● What you have to do
Reproduce each of the lines word for word.

● Material provided
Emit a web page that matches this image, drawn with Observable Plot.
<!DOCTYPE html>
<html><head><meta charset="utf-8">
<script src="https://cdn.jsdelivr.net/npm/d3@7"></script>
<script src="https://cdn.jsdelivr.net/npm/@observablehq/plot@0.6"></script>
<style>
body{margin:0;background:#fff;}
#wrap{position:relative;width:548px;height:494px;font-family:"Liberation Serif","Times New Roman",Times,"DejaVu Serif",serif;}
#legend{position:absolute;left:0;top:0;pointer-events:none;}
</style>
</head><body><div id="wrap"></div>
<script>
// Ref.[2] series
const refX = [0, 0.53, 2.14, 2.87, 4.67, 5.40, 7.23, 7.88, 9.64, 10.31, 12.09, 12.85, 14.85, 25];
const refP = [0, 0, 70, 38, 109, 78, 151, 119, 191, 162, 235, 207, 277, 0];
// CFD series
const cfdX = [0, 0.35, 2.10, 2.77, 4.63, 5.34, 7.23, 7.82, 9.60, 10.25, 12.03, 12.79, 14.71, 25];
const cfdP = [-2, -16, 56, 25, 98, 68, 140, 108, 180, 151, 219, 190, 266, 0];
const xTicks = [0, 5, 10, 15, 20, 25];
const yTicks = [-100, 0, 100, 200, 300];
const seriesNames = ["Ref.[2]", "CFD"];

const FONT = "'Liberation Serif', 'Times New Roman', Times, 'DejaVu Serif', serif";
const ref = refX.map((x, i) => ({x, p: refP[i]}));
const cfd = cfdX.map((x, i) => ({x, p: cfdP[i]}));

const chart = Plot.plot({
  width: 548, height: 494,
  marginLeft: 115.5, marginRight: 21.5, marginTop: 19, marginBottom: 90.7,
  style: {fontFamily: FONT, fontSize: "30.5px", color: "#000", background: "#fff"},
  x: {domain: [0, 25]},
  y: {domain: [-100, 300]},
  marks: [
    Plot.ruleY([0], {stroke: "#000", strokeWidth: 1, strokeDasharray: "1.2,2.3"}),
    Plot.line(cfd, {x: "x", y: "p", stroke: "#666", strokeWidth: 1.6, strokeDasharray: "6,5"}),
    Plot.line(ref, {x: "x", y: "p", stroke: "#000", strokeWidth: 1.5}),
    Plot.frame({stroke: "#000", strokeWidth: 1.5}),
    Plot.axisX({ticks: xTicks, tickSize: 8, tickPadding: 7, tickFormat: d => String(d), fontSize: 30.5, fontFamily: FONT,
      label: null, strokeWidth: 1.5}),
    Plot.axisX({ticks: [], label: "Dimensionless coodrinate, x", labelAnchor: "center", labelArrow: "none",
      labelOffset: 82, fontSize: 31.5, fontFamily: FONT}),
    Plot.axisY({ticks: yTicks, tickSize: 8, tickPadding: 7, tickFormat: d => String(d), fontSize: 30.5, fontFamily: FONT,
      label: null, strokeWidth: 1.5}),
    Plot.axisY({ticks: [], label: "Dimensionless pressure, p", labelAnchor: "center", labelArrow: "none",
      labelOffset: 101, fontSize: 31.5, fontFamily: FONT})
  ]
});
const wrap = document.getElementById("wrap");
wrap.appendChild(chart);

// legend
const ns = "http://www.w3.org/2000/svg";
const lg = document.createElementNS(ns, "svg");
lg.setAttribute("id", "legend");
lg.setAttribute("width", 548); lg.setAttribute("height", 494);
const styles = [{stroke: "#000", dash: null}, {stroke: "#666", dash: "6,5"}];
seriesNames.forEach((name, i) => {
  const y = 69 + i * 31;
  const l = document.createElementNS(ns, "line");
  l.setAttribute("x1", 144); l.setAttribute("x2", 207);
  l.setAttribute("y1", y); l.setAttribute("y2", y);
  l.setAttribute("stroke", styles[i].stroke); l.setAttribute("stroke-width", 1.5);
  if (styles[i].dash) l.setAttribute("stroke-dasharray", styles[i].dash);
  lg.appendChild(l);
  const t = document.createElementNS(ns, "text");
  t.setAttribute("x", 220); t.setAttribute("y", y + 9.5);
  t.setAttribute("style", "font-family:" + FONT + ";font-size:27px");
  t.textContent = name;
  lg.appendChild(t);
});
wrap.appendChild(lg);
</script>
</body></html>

● Result of the task
Emit a web page that matches this image, drawn with Observable Plot.
<!DOCTYPE html>
<html><head><meta charset="utf-8">
<script src="https://cdn.jsdelivr.net/npm/d3@7"></script>
<script src="https://cdn.jsdelivr.net/npm/@observablehq/plot@0.6"></script>
<style>
body{margin:0;background:#fff;}
#wrap{position:relative;width:548px;height:494px;font-family:"Liberation Serif","Times New Roman",Times,"DejaVu Serif",serif;}
#legend{position:absolute;left:0;top:0;pointer-events:none;}
</style>
</head><body><div id="wrap"></div>
<script>
// Ref.[2] series
const refX = [0, 0.53, 2.14, 2.87, 4.67, 5.40, 7.23, 7.88, 9.64, 10.31, 12.09, 12.85, 14.85, 25];
const refP = [0, 0, 70, 38, 109, 78, 151, 119, 191, 162, 235, 207, 277, 0];
// CFD series
const cfdX = [0, 0.35, 2.10, 2.77, 4.63, 5.34, 7.23, 7.82, 9.60, 10.25, 12.03, 12.79, 14.71, 25];
const cfdP = [-2, -16, 56, 25, 98, 68, 140, 108, 180, 151, 219, 190, 266, 0];
const xTicks = [0, 5, 10, 15, 20, 25];
const yTicks = [-100, 0, 100, 200, 300];
const seriesNames = ["Ref.[2]", "CFD"];

const FONT = "'Liberation Serif', 'Times New Roman', Times, 'DejaVu Serif', serif";
const ref = refX.map((x, i) => ({x, p: refP[i]}));
const cfd = cfdX.map((x, i) => ({x, p: cfdP[i]}));

const chart = Plot.plot({
  width: 548, height: 494,
  marginLeft: 115.5, marginRight: 21.5, marginTop: 19, marginBottom: 90.7,
  style: {fontFamily: FONT, fontSize: "30.5px", color: "#000", background: "#fff"},
  x: {domain: [0, 25]},
  y: {domain: [-100, 300]},
  marks: [
    Plot.ruleY([0], {stroke: "#000", strokeWidth: 1, strokeDasharray: "1.2,2.3"}),
    Plot.line(cfd, {x: "x", y: "p", stroke: "#666", strokeWidth: 1.6, strokeDasharray: "6,5"}),
    Plot.line(ref, {x: "x", y: "p", stroke: "#000", strokeWidth: 1.5}),
    Plot.frame({stroke: "#000", strokeWidth: 1.5}),
    Plot.axisX({ticks: xTicks, tickSize: 8, tickPadding: 7, tickFormat: d => String(d), fontSize: 30.5, fontFamily: FONT,
      label: null, strokeWidth: 1.5}),
    Plot.axisX({ticks: [], label: "Dimensionless coodrinate, x", labelAnchor: "center", labelArrow: "none",
      labelOffset: 82, fontSize: 31.5, fontFamily: FONT}),
    Plot.axisY({ticks: yTicks, tickSize: 8, tickPadding: 7, tickFormat: d => String(d), fontSize: 30.5, fontFamily: FONT,
      label: null, strokeWidth: 1.5}),
    Plot.axisY({ticks: [], label: "Dimensionless pressure, p", labelAnchor: "center", labelArrow: "none",
      labelOffset: 101, fontSize: 31.5, fontFamily: FONT})
  ]
});
const wrap = document.getElementById("wrap");
wrap.appendChild(chart);

// legend
const ns = "http://www.w3.org/2000/svg";
const lg = document.createElementNS(ns, "svg");
lg.setAttribute("id", "legend");
lg.setAttribute("width", 548); lg.setAttribute("height", 494);
const styles = [{stroke: "#000", dash: null}, {stroke: "#666", dash: "6,5"}];
seriesNames.forEach((name, i) => {
  const y = 69 + i * 31;
  const l = document.createElementNS(ns, "line");
  l.setAttribute("x1", 144); l.setAttribute("x2", 207);
  l.setAttribute("y1", y); l.setAttribute("y2", y);
  l.setAttribute("stroke", styles[i].stroke); l.setAttribute("stroke-width", 1.5);
  if (styles[i].dash) l.setAttribute("stroke-dasharray", styles[i].dash);
  lg.appendChild(l);
  const t = document.createElementNS(ns, "text");
  t.setAttribute("x", 220); t.setAttribute("y", y + 9.5);
  t.setAttribute("style", "font-family:" + FONT + ";font-size:27px");
  t.textContent = name;
  lg.appendChild(t);
});
wrap.appendChild(lg);
</script>
</body></html>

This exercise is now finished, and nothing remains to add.